Maryn:  I didn’t continue to be the perfect student. I burnt out in college and my junior year, I dropped out for a quarter. I was starting to get this sinking feeling of uncertainty. Throughout school there was always some carrot dangling in front of me. Write a paper, get an award. Join a club, get community service credit. Study hard, ace a test. Most of my hard (obsessive) work had some immediate and concrete result and as I got closer to graduation, I felt like I was heading into this void. I began to fear that I had lived my whole life based on this empty dream, maybe someone else’s dream.

Darrée:  I love how you articulated the concept of living a dream that wasn’t yours. I feel like that’s what mainstream education has become. We send kids to schools and they learn to read and make mathematical calculations. There is a regimented schedule that repeats itself day after day, year after year. We test them against their peers and knock them down when they don’t size up. At some point we need to ask ourselves,

Exactly whose dream is that? Whose expectations am I carrying? Are they becoming so rigid that we breed clones that lack ownership over their lives?
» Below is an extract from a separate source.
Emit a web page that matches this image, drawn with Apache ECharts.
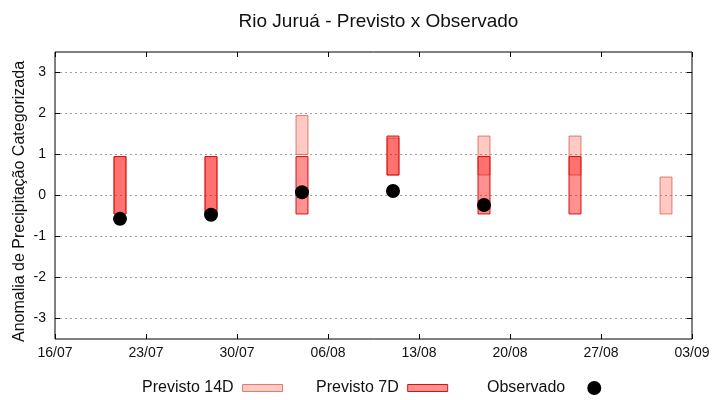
<!DOCTYPE html>
<html>
<head>
<meta charset="utf-8">
<script src="https://cdn.jsdelivr.net/npm/echarts@6/dist/echarts.min.js"></script>
<style>html,body{margin:0;padding:0;background:#fff}#c{width:720px;height:400px}</style>
</head>
<body>
<div id="c"></div>
<script>
// ---- data ----
var startDate = '2024-07-16';
var endDate = '2024-09-03';
var dates = ['2024-07-21','2024-07-28','2024-08-04','2024-08-11','2024-08-18','2024-08-25','2024-09-01'];
var prev14Low  = [-0.45, -0.45, 1.0, 0.5, 0.5, 0.5, -0.45];
var prev14High = [ 0.95,  0.95, 1.95, 1.4, 1.45, 1.45, 0.45];
var prev7Low   = [-0.45, -0.45, -0.45, 0.5, -0.45, -0.45, null];
var prev7High  = [ 0.95,  0.95,  0.95, 1.45, 0.95, 0.95, null];
var observado  = [-0.57, -0.47, 0.08, 0.11, -0.23, null, null];
var yTicks = [-3, -2, -1, 0, 1, 2, 3];

var DAY = 86400000;
function dayIndex(s){ return (Date.parse(s) - Date.parse(startDate)) / DAY; }
function dayLabel(v){
  var d = new Date(Date.parse(startDate) + v * DAY);
  var dd = ('0' + d.getUTCDate()).slice(-2), mm = ('0' + (d.getUTCMonth() + 1)).slice(-2);
  return dd + '/' + mm;
}
var xMax = dayIndex(endDate);

function rangeData(lo, hi){
  var out = [];
  for (var i = 0; i < dates.length; i++) {
    if (lo[i] != null && hi[i] != null) out.push([dayIndex(dates[i]), lo[i], hi[i]]);
  }
  return out;
}
var obsData = [];
for (var i = 0; i < dates.length; i++) if (observado[i] != null) obsData.push([dayIndex(dates[i]), observado[i]]);

var HALF = 0.46;
function renderBar(params, api){
  var x = api.value(0);
  var p1 = api.coord([x - HALF, api.value(2)]);
  var p2 = api.coord([x + HALF, api.value(1)]);
  return {
    type: 'rect',
    shape: { x: p1[0], y: p1[1], width: p2[0] - p1[0], height: p2[1] - p1[1] },
    style: api.style()
  };
}

var style14 = { color: 'rgba(255,40,20,0.25)', borderColor: 'rgba(215,90,70,0.75)', borderWidth: 1 };
var style7  = { color: 'rgba(255,0,0,0.43)', borderColor: '#d81010', borderWidth: 1 };

var font = 'Liberation Sans, Arial, sans-serif';
function legendAt(left, item){
  return {
    top: 380, left: left, padding: 0,
    align: 'right', itemWidth: 40, itemHeight: 14,
    symbolKeepAspect: true,
    textStyle: { fontSize: 16, color: '#111', fontFamily: font, padding: [0, 4, 0, 0] },
    data: [item]
  };
}
var rectIcon = 'path://M0,0 L40,0 L40,7 L0,7 Z';

var chart = echarts.init(document.getElementById('c'), null, { renderer: 'canvas' });
chart.setOption({
  animation: false,
  backgroundColor: '#fff',
  textStyle: { fontFamily: font },
  title: {
    text: 'Rio Juruá - Previsto x Observado',
    left: 373.5, textAlign: 'center', top: 7,
    textStyle: { fontSize: 19, fontWeight: 'normal', color: '#111', fontFamily: font }
  },
  grid: { left: 55, right: 28, top: 52, bottom: 61, show: true, borderColor: '#000', borderWidth: 1, backgroundColor: 'transparent' },
  legend: [
    legendAt(142, { name: 'Previsto 14D', icon: rectIcon, itemStyle: style14 }),
    legendAt(316, { name: 'Previsto 7D', icon: rectIcon, itemStyle: style7 }),
    legendAt(487, { name: 'Observado', icon: 'circle', itemStyle: { color: '#000', opacity: 1 } })
  ],
  xAxis: [{
    type: 'value', min: 0, max: xMax, interval: 7,
    axisLine: { show: false, onZero: false },
    axisTick: { show: true, inside: true, length: 5, lineStyle: { color: '#000' } },
    axisLabel: { formatter: dayLabel, fontSize: 14, color: '#111', margin: 7, fontFamily: font },
    splitLine: { show: false }
  }, {
    type: 'value', min: 0, max: xMax, interval: 7, position: 'top',
    axisLine: { show: false, onZero: false },
    axisTick: { show: true, inside: true, length: 5, lineStyle: { color: '#000' } },
    axisLabel: { show: false },
    splitLine: { show: false }
  }],
  yAxis: [{
    type: 'value', min: -3.5, max: 3.5,
    name: 'Anomalia de Precipitação Categorizada',
    nameLocation: 'middle', nameGap: 27, nameRotate: 90, nameMoveOverlap: false,
    nameTextStyle: { fontSize: 16, color: '#111', fontFamily: font, padding: [0, 12, 0, 0] },
    axisLine: { show: false, onZero: false },
    axisTick: { show: true, inside: true, length: 5, lineStyle: { color: '#000' }, customValues: yTicks },
    axisLabel: { fontSize: 14, color: '#111', margin: 9, fontFamily: font, customValues: yTicks },
    splitLine: { show: true, lineStyle: { color: '#a0a0a0', type: [2, 3], width: 1 } }
  }, {
    type: 'value', min: -3.5, max: 3.5, position: 'right',
    axisLine: { show: false, onZero: false },
    axisTick: { show: true, inside: true, length: 5, lineStyle: { color: '#000' }, customValues: yTicks },
    axisLabel: { show: false, customValues: yTicks },
    splitLine: { show: false }
  }],
  series: [{
    name: 'Previsto 14D', type: 'custom', renderItem: renderBar,
    encode: { x: 0, y: [1, 2] }, itemStyle: style14, data: rangeData(prev14Low, prev14High), z: 2
  }, {
    name: 'Previsto 7D', type: 'custom', renderItem: renderBar,
    encode: { x: 0, y: [1, 2] }, itemStyle: style7, data: rangeData(prev7Low, prev7High), z: 3
  }, {
    name: 'Observado', type: 'scatter', symbol: 'circle', symbolSize: 14,
    itemStyle: { color: '#000', opacity: 1 }, data: obsData, z: 4
  }]
});
</script>
</body>
</html>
As an educator for the past 6 years, I have seen so many students who have no idea why they spend every day in a seat when they would rather go off and dance or fly kites or make movies on their computers. We constantly chastise them for straying from the topic at hand – saying “do that on your own time,” but what “own time” do they have, when day in and day out they are in their seats, churning out the expectations of someone else’s dream?

Maryn:  Our educational system is based on a model of the past. The authoritarian “one size fits all” approach to learning was designed to mold young people into industrial style workers. They would become adults who showed up to work at a specific time, completed their quota of work (i.e. screw on this many hubcaps per day) and then do it all over again, day in and day out. The industrialization of the workplace led to the industrialization of the worker, the industrialization of education led to the industrialization of the student. Now kids are only worth their test scores and graduates only worth their salaries. It’s like we’ve forgotten that we are human, each with deeper needs than efficiencies and profits.